Supplied entries →
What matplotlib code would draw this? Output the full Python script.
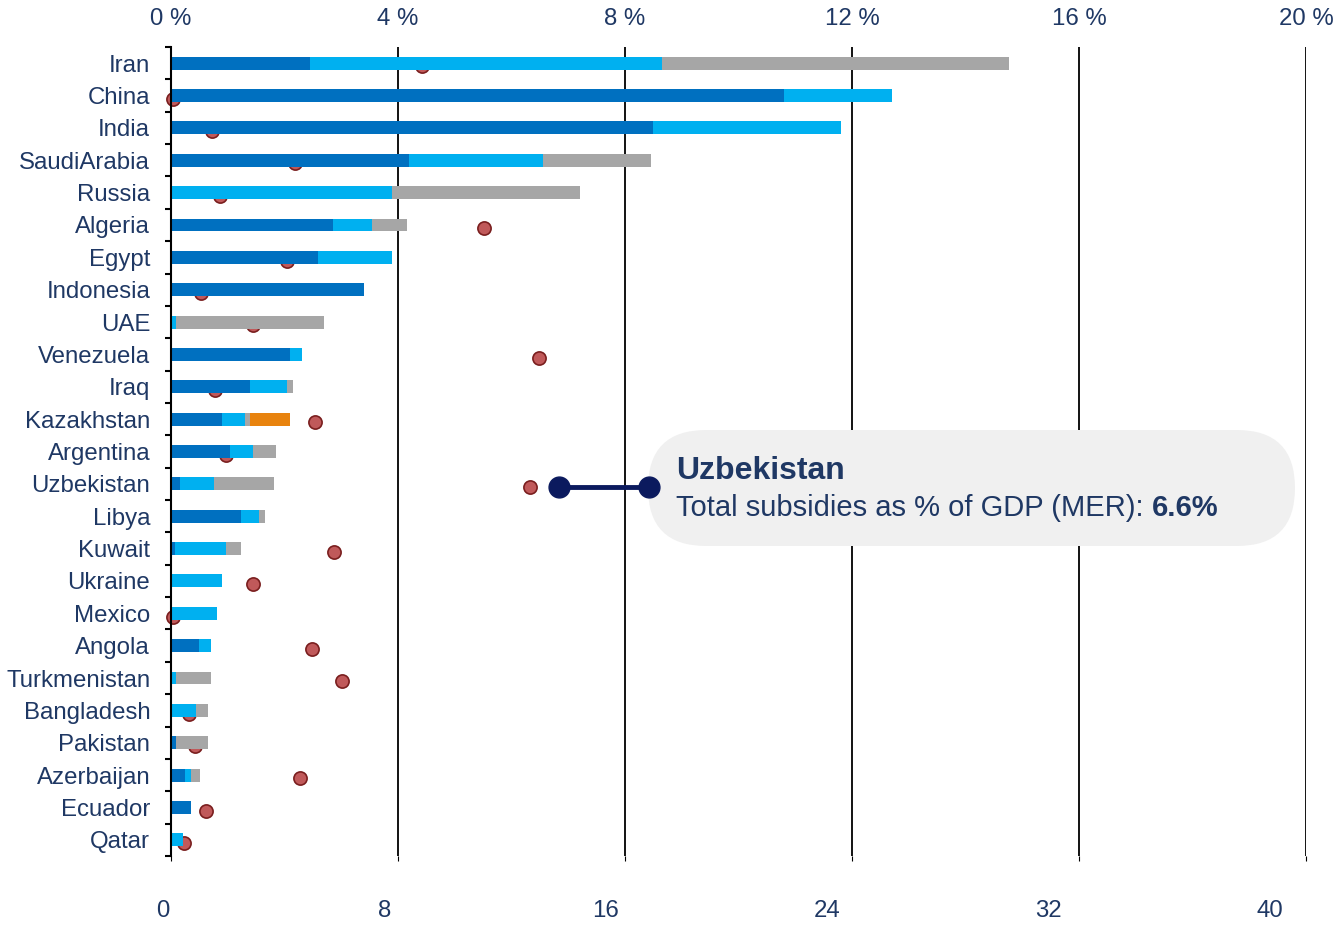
import numpy as np
import matplotlib
matplotlib.use("Agg")
import matplotlib.pyplot as plt
from matplotlib.patches import FancyBboxPatch
from matplotlib.transforms import IdentityTransform
from matplotlib.lines import Line2D
from matplotlib.text import Annotation

plt.rcParams['font.family'] = ['Liberation Sans', 'DejaVu Sans']

countries = ['Iran', 'China', 'India', 'SaudiArabia', 'Russia', 'Algeria', 'Egypt',
             'Indonesia', 'UAE', 'Venezuela', 'Iraq', 'Kazakhstan', 'Argentina',
             'Uzbekistan', 'Libya', 'Kuwait', 'Ukraine', 'Mexico', 'Angola',
             'Turkmenistan', 'Bangladesh', 'Pakistan', 'Azerbaijan', 'Ecuador', 'Qatar']

# subsidies by fuel (bottom axis units)
oil = [4.89, 21.60, 16.99, 8.39, 0.00, 5.71, 5.18, 6.80, 0.00, 4.20, 2.78, 1.79, 2.08,
       0.31, 2.47, 0.14, 0.00, 0.00, 0.99, 0.00, 0.00, 0.17, 0.49, 0.71, 0.00]
electricity = [12.41, 3.81, 6.61, 4.71, 7.79, 1.37, 2.61, 0.00, 0.17, 0.41, 1.31, 0.82, 0.81,
               1.20, 0.63, 1.79, 1.79, 1.62, 0.43, 0.17, 0.88, 0.00, 0.22, 0.00, 0.42]
gas = [12.23, 0.00, 0.00, 3.81, 6.62, 1.24, 0.00, 0.00, 5.23, 0.00, 0.21, 0.16, 0.81,
       2.12, 0.22, 0.54, 0.00, 0.00, 0.00, 1.25, 0.42, 1.13, 0.31, 0.00, 0.00]
coal = [0, 0, 0, 0, 0, 0, 0, 0, 0, 0, 0, 1.43, 0,
        0, 0, 0, 0, 0, 0, 0, 0, 0, 0, 0, 0]

# total subsidies as % of GDP (top axis)
pct_gdp = [4.43, 0.03, 0.72, 2.18, 0.86, 5.51, 2.04, 0.52, 1.45, 6.48, 0.77, 2.53, 0.97,
           6.33, np.nan, 2.87, 1.45, 0.03, 2.48, 3.01, 0.32, 0.42, 2.28, 0.61, 0.23]

bottom_ticks = [0, 8, 16, 24, 32, 40]
top_ticks = [0, 4, 8, 12, 16, 20]
top_labels = ['0 %', '4 %', '8 %', '12 %', '16 %', '20 %']

navy = '#1F3864'
fs = 17.3
W, H = 1337, 926

fig = plt.figure(figsize=(W / 100, H / 100), dpi=100)
ax = fig.add_axes([171 / W, (H - 856) / H, (1306 - 171) / W, (856 - 47) / H])

y = np.arange(len(countries))
left = np.zeros(len(countries))
for vals, col in [(oil, '#0070C0'), (electricity, '#00B0F0'), (gas, '#A6A6A6'), (coal, '#E8830E')]:
    ax.barh(y, vals, left=left, height=0.4, color=col, zorder=3)
    left += np.array(vals)

ax.set_xlim(0, 40)
ax.set_ylim(len(countries) - 0.5, -0.5)
ax.set_xticks(bottom_ticks)
ax.grid(axis='x', color='black', linewidth=1.3, zorder=1)
ax.tick_params(axis='x', bottom=False, labelbottom=False)
for s in ['top', 'right', 'bottom']:
    ax.spines[s].set_visible(False)
ax.spines['left'].set_linewidth(1.5)
ax.spines['left'].set_zorder(4)

ax.set_yticks(y)
ax.set_yticklabels(countries, fontsize=fs, color=navy)
ax.set_yticks(np.arange(-0.5, len(countries), 1), minor=True)
ax.tick_params(axis='y', which='major', length=0, pad=15)
ax.tick_params(axis='y', which='minor', length=4, width=1.5, color='black')

# percent of GDP dots on the top axis
ax2 = ax.twiny()
ax2.set_xlim(0, 20)
ax2.plot(pct_gdp, y + 0.1, 'o', ms=9.5, mfc='#C0595A', mec='#7A1F1F', mew=1.2, ls='none',
         clip_on=False)
ax2.set_xticks(top_ticks)
ax2.set_xticklabels(top_labels, fontsize=fs, color=navy)
ax2.tick_params(axis='x', length=0, pad=20)
for lab in ax2.get_xticklabels():
    lab.set_va('center')
for s in ax2.spines.values():
    s.set_visible(False)
ax.set_zorder(ax2.get_zorder() + 1)
ax.patch.set_visible(False)

# bottom value labels
axb = fig.add_axes([163 / W, (H - 911) / H, (1270 - 163) / W, 0.0001])
axb.set_xlim(0, 40)
axb.set_xticks(bottom_ticks)
axb.set_xticklabels([str(t) for t in bottom_ticks], fontsize=fs, color=navy)
axb.tick_params(axis='x', length=0, pad=0)
axb.set_yticks([])
for lab in axb.get_xticklabels():
    lab.set_va('center')
for s in axb.spines.values():
    s.set_visible(False)
axb.patch.set_visible(False)

# tooltip for Uzbekistan
box = FancyBboxPatch((648, H - 546), 647, 116, boxstyle="round,pad=0,rounding_size=58",
                     transform=IdentityTransform(), fc='#F0F0F0', ec='none', zorder=5)
fig.add_artist(box)
ix = countries.index('Uzbekistan')
fig.add_artist(Line2D([13.67, 16.85], [ix + 0.1, ix + 0.1], transform=ax.transData,
                      color='#0B1A5E', lw=3.5, marker='o', ms=15, zorder=6))
t1 = fig.text(676 / W, (H - 471) / H, 'Uzbekistan', fontsize=23, fontweight='bold',
              color=navy, va='center', ha='left', zorder=7)
t2 = fig.text(676 / W, (H - 508) / H, 'Total subsidies as % of GDP (MER): ', fontsize=21,
              color=navy, va='center', ha='left', zorder=7)
fig.add_artist(Annotation('6.6%', xy=(1, 0), xycoords=t2, fontsize=21, fontweight='bold',
                          color=navy, ha='left', va='bottom', zorder=7))

fig.savefig('out.png', dpi=100)
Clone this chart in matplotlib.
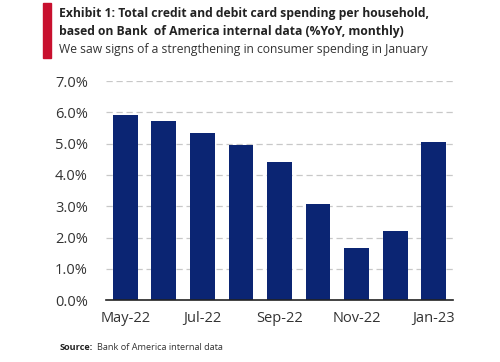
import matplotlib.pyplot as plt
from matplotlib.patches import Rectangle

# data
months = ["May-22", "Jun-22", "Jul-22", "Aug-22", "Sep-22", "Oct-22", "Nov-22", "Dec-22", "Jan-23"]
spending_yoy = [5.91, 5.71, 5.35, 4.97, 4.40, 3.07, 1.67, 2.20, 5.06]
y_ticks = [0, 1, 2, 3, 4, 5, 6, 7]

navy = "#0b2573"
text_col = "#333333"
font = "Open Sans"

fig = plt.figure(figsize=(5, 3.62), dpi=100)
ax = fig.add_axes([0.212, 0.171, 0.694, 0.605])

x = range(len(months))
ax.bar(x, spending_yoy, width=0.64, color=navy, zorder=3)

ax.set_xlim(-0.5, len(months) - 0.5)
ax.set_ylim(0, 7)
ax.set_yticks(y_ticks)
ax.set_yticklabels([f"{v:.1f}%" for v in y_ticks], fontname=font, fontsize=10.5, color=text_col)
ax.set_xticks(list(x)[::2])
ax.set_xticklabels(months[::2], fontname=font, fontsize=10.5, color=text_col)
ax.tick_params(length=0)
ax.tick_params(axis="y", pad=13)
ax.tick_params(axis="x", pad=8)

ax.grid(axis="y", color="#c8c8c8", linestyle=(0, (5, 3)), linewidth=0.9, zorder=0)
for s in ["top", "right", "left"]:
    ax.spines[s].set_visible(False)
ax.spines["bottom"].set_color("#222222")
ax.spines["bottom"].set_linewidth(1.2)
ax.spines["bottom"].set_zorder(4)

# red marker bar next to title
fig.patches.append(Rectangle((43 / 500, 1 - 58 / 362), 8 / 500, 55 / 362,
                             transform=fig.transFigure, color="#c8102e"))

fig.text(59 / 500, 1 - 14 / 362, "Exhibit 1: Total credit and debit card spending per household,",
         fontname=font, fontweight="bold", fontsize=8.7, color="#222222", va="center")
fig.text(59 / 500, 1 - 32 / 362, "based on Bank  of America internal data (%YoY, monthly)",
         fontname=font, fontweight="bold", fontsize=8.7, color="#222222", va="center")
fig.text(59 / 500, 1 - 50 / 362, "We saw signs of a strengthening in consumer spending in January",
         fontname=font, fontsize=8.7, color="#333333", va="center")

fig.text(60 / 500, 1 - 347 / 362, "Source:", fontname=font, fontweight="bold",
         fontsize=6.6, color="#222222", va="center")
fig.text(97 / 500, 1 - 347 / 362, "Bank of America internal data", fontname=font,
         fontsize=6.6, color="#333333", va="center")

fig.savefig("out.png", dpi=100)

Given exercise → Nothing but the lines from the one containing "Clone this chart in matplotlib." through the one containing "ax.bar(x, spending_yoy, width=0.64, color=navy, zorder=3)" should be echoed, each exactly as it stands; pictures are excluded.

Answer to this problem →
Clone this chart in matplotlib.
import matplotlib.pyplot as plt
from matplotlib.patches import Rectangle

# data
months = ["May-22", "Jun-22", "Jul-22", "Aug-22", "Sep-22", "Oct-22", "Nov-22", "Dec-22", "Jan-23"]
spending_yoy = [5.91, 5.71, 5.35, 4.97, 4.40, 3.07, 1.67, 2.20, 5.06]
y_ticks = [0, 1, 2, 3, 4, 5, 6, 7]

navy = "#0b2573"
text_col = "#333333"
font = "Open Sans"

fig = plt.figure(figsize=(5, 3.62), dpi=100)
ax = fig.add_axes([0.212, 0.171, 0.694, 0.605])

x = range(len(months))
ax.bar(x, spending_yoy, width=0.64, color=navy, zorder=3)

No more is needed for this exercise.